- DO THIS -
Reproduce exactly the lines below, from the first one through the line containing "const sd24h = [0.13, 0.15, 0.39, 0.11, 0.17, 0.18];", and omit any pictures.

- COLLECTED MATERIAL -
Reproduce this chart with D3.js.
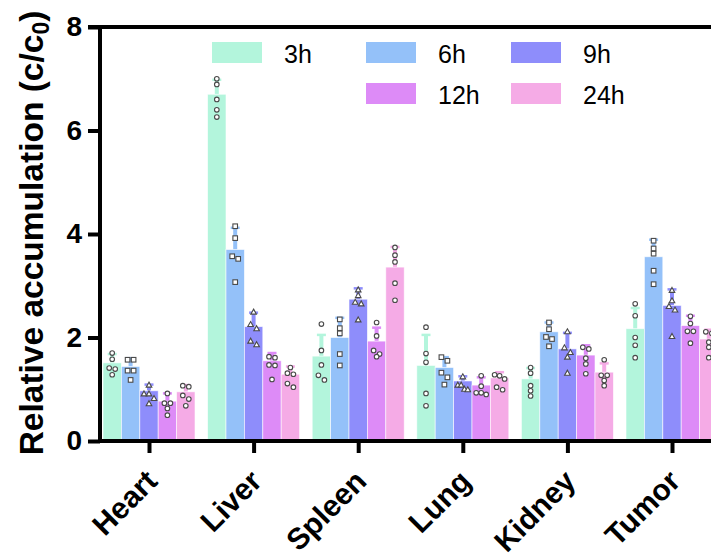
<!DOCTYPE html>
<html>
<head>
<meta charset="utf-8">
<script src="https://cdn.jsdelivr.net/npm/d3@7"></script>
<style>
  body { margin: 0; background: #fff; }
  svg { display: block; font-family: "Liberation Sans", Arial, sans-serif; }
</style>
</head>
<body>
<div id="chart"></div>
<script>
// categories and series
const organs = ["Heart", "Liver", "Spleen", "Lung", "Kidney", "Tumor"];
const times = ["3h", "6h", "9h", "12h", "24h"];

// bar heights (mean) per time point, in organ order
const mean3h  = [1.51, 6.70, 1.64, 1.46, 1.20, 2.17];
const mean6h  = [1.44, 3.70, 2.00, 1.42, 2.11, 3.56];
const mean9h  = [0.97, 2.21, 2.74, 1.16, 1.78, 2.62];
const mean12h = [0.77, 1.55, 1.93, 1.08, 1.66, 2.23];
const mean24h = [0.95, 1.29, 3.36, 1.22, 1.33, 1.97];

// error (SD), upper whisker only is visible
const sd3h  = [0.17, 0.28, 0.41, 0.59, 0.21, 0.40];
const sd6h  = [0.16, 0.42, 0.38, 0.20, 0.18, 0.33];
const sd9h  = [0.12, 0.27, 0.21, 0.09, 0.31, 0.31];
const sd12h = [0.15, 0.15, 0.26, 0.15, 0.19, 0.19];
const sd24h = [0.13, 0.15, 0.39, 0.11, 0.17, 0.18];

// individual replicates
const pts3h = [
  [1.70, 1.58, 1.41, 1.39, 1.28],
  [7.00, 6.89, 6.60, 6.40, 6.26],
  [2.26, 1.75, 1.47, 1.27, 1.18],
  [2.20, 1.69, 1.52, 0.92, 0.68],
  [1.42, 1.31, 1.07, 0.97, 0.87],
  [2.65, 2.42, 2.00, 1.85, 1.61]
];
const pts6h = [
  [1.57, 1.57, 1.36, 1.36, 1.18],
  [4.15, 3.92, 3.57, 3.52, 3.07],
  [2.35, 2.18, 2.08, 1.68, 1.46],
  [1.62, 1.55, 1.32, 1.23, 1.09],
  [2.29, 2.16, 2.01, 1.97, 1.83],
  [3.87, 3.72, 3.62, 3.29, 3.03]
];
const pts9h = [
  [1.08, 0.91, 0.91, 0.82, 0.72],
  [2.49, 2.25, 2.17, 1.93, 1.86],
  [2.92, 2.81, 2.68, 2.65, 2.34],
  [1.24, 1.08, 1.08, 1.00, 0.99],
  [2.11, 1.80, 1.71, 1.62, 1.31],
  [2.91, 2.71, 2.60, 2.53, 2.02]
];
const pts12h = [
  [0.92, 0.73, 0.73, 0.63, 0.50],
  [1.63, 1.61, 1.47, 1.46, 1.19],
  [2.29, 2.03, 1.75, 1.68, 1.63],
  [1.26, 1.06, 0.93, 0.93, 0.90],
  [1.81, 1.78, 1.60, 1.49, 1.30],
  [2.41, 2.27, 2.12, 2.12, 1.89]
];
const pts24h = [
  [1.07, 1.05, 0.88, 0.81, 0.68],
  [1.42, 1.31, 1.29, 1.11, 1.04],
  [3.74, 3.59, 3.46, 3.05, 2.72],
  [1.28, 1.26, 1.20, 1.04, 0.99],
  [1.57, 1.27, 1.27, 1.17, 1.07],
  [2.11, 2.08, 1.91, 1.81, 1.61]
];

const yTicks = [0, 2, 4, 6, 8];

const colors = ["#b3f5dc", "#94c1f9", "#8e8dfb", "#dd8bf7", "#f5abe6"];
const shapes = ["circle", "square", "triangle", "circle", "circle"];

const means = [mean3h, mean6h, mean9h, mean12h, mean24h];
const sds = [sd3h, sd6h, sd9h, sd12h, sd24h];
const pts = [pts3h, pts6h, pts9h, pts12h, pts24h];

// Set up canvas
const width = 711, height = 556;
const plotLeft = 100, plotTop = 27, plotBottom = 441;

const svg = d3.select('#chart')
  .append('svg')
  .attr('width', width)
  .attr('height', height);

const y = d3.scaleLinear().domain([0, 8]).range([plotBottom, plotTop]);

// organ centres, then bars inside each group
const x0 = d3.scalePoint().domain(organs).range([149, 672]);
const x1 = d3.scaleBand().domain(times).range([-46, 46]);

// bars, error bars, points
times.forEach((t, s) => {
  const g = svg.append('g');
  organs.forEach((o, i) => {
    const bx = x0(o) + x1(t), bw = x1.bandwidth();
    const cx = bx + bw / 2;
    const m = means[s][i], e = sds[s][i];

    g.append('line')
      .attr('x1', cx).attr('x2', cx)
      .attr('y1', y(m)).attr('y2', y(m + e))
      .attr('stroke', colors[s])
      .attr('stroke-width', 4);
    g.append('line')
      .attr('x1', cx - 4.5).attr('x2', cx + 4.5)
      .attr('y1', y(m + e)).attr('y2', y(m + e))
      .attr('stroke', colors[s])
      .attr('stroke-width', 2.5);

    g.append('rect')
      .attr('x', bx).attr('y', y(m))
      .attr('width', bw).attr('height', y(0) - y(m))
      .attr('fill', colors[s])
      .attr('stroke', '#fff')
      .attr('stroke-opacity', 0.7)
      .attr('stroke-width', 0.8);

    // spread out points that would overlap (clusters centred on the bar)
    const vals = pts[s][i].slice().sort((a, b) => b - a);
    const clusters = [];
    vals.forEach(v => {
      const last = clusters[clusters.length - 1];
      if (last && y(v) - y(last[0]) < 5) last.push(v);
      else clusters.push([v]);
    });
    clusters.forEach(c => {
      const step = c.length > 1 ? Math.min(6, 10 / (c.length - 1)) : 0;
      c.forEach((v, k) => {
        const px = cx + (k - (c.length - 1) / 2) * step;
        const py = y(v);
        let mark;
        if (shapes[s] === 'square') {
          mark = g.append('rect')
            .attr('x', px - 2.3).attr('y', py - 2.3)
            .attr('width', 4.6).attr('height', 4.6);
        } else if (shapes[s] === 'triangle') {
          mark = g.append('path')
            .attr('d', `M${px},${py - 3}L${px + 2.8},${py + 2}L${px - 2.8},${py + 2}Z`);
        } else {
          mark = g.append('circle')
            .attr('cx', px).attr('cy', py).attr('r', 2.3);
        }
        mark.attr('fill', '#fff')
          .attr('stroke', '#4a4a4a')
          .attr('stroke-width', 1.1);
      });
    });
  });
});

// Axes
const yAxis = svg.append('g')
  .attr('transform', `translate(${plotLeft}, 0)`)
  .call(d3.axisLeft(y).tickValues(yTicks).tickSize(12).tickPadding(6));
yAxis.select('.domain').remove();
yAxis.selectAll('.tick line').attr('stroke', '#000').attr('stroke-width', 4);
yAxis.selectAll('.tick text')
  .attr('font-size', 28).attr('font-weight', 'bold')
  .attr('font-family', '"Liberation Sans", Arial, sans-serif')
  .attr('fill', '#000');

const xAxis = svg.append('g')
  .attr('transform', `translate(0, ${plotBottom})`)
  .call(d3.axisBottom(x0).tickSize(12));
xAxis.select('.domain').remove();
xAxis.selectAll('.tick line').attr('stroke', '#000').attr('stroke-width', 4);
xAxis.selectAll('.tick text').remove();

// frame lines
svg.append('path')
  .attr('d', `M${plotLeft - 12},${plotTop}H${width}M${plotLeft},${plotTop}V${plotBottom}M${plotLeft - 2},${plotBottom}H${width}`)
  .attr('fill', 'none')
  .attr('stroke', '#000')
  .attr('stroke-width', 4);

// category labels, rotated
svg.append('g')
  .selectAll('text')
  .data(organs)
  .join('text')
  .attr('transform', d => `translate(${x0(d) + 10}, 483) rotate(-45)`)
  .attr('text-anchor', 'end')
  .attr('font-size', 30)
  .attr('font-weight', 'bold')
  .text(d => d);

// y label
const yl = svg.append('text')
  .attr('transform', `translate(43, 233) rotate(-90)`)
  .attr('text-anchor', 'middle')
  .attr('font-size', 33.5)
  .attr('font-weight', 'bold');
yl.append('tspan').text('Relative accumulation (c/c');
yl.append('tspan').attr('font-size', 23).attr('dy', 6).text('0');
yl.append('tspan').attr('dy', -6).text(')');

// Legend
const slots = [[212, 42], [366, 42], [511, 42], [366, 83], [511, 83]];
const legend = svg.append('g')
  .selectAll('g')
  .data(times)
  .join('g')
  .attr('transform', (d, i) => `translate(${slots[i][0]}, ${slots[i][1]})`);
legend.append('rect')
  .attr('width', 50).attr('height', 21)
  .attr('fill', (d, i) => colors[i]);
legend.append('text')
  .attr('x', 72).attr('y', 21)
  .attr('font-size', 25)
  .text(d => d);
</script>
</body>
</html>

- RESPONSE -
Reproduce this chart with D3.js.
<!DOCTYPE html>
<html>
<head>
<meta charset="utf-8">
<script src="https://cdn.jsdelivr.net/npm/d3@7"></script>
<style>
  body { margin: 0; background: #fff; }
  svg { display: block; font-family: "Liberation Sans", Arial, sans-serif; }
</style>
</head>
<body>
<div id="chart"></div>
<script>
// categories and series
const organs = ["Heart", "Liver", "Spleen", "Lung", "Kidney", "Tumor"];
const times = ["3h", "6h", "9h", "12h", "24h"];

// bar heights (mean) per time point, in organ order
const mean3h  = [1.51, 6.70, 1.64, 1.46, 1.20, 2.17];
const mean6h  = [1.44, 3.70, 2.00, 1.42, 2.11, 3.56];
const mean9h  = [0.97, 2.21, 2.74, 1.16, 1.78, 2.62];
const mean12h = [0.77, 1.55, 1.93, 1.08, 1.66, 2.23];
const mean24h = [0.95, 1.29, 3.36, 1.22, 1.33, 1.97];

// error (SD), upper whisker only is visible
const sd3h  = [0.17, 0.28, 0.41, 0.59, 0.21, 0.40];
const sd6h  = [0.16, 0.42, 0.38, 0.20, 0.18, 0.33];
const sd9h  = [0.12, 0.27, 0.21, 0.09, 0.31, 0.31];
const sd12h = [0.15, 0.15, 0.26, 0.15, 0.19, 0.19];
const sd24h = [0.13, 0.15, 0.39, 0.11, 0.17, 0.18];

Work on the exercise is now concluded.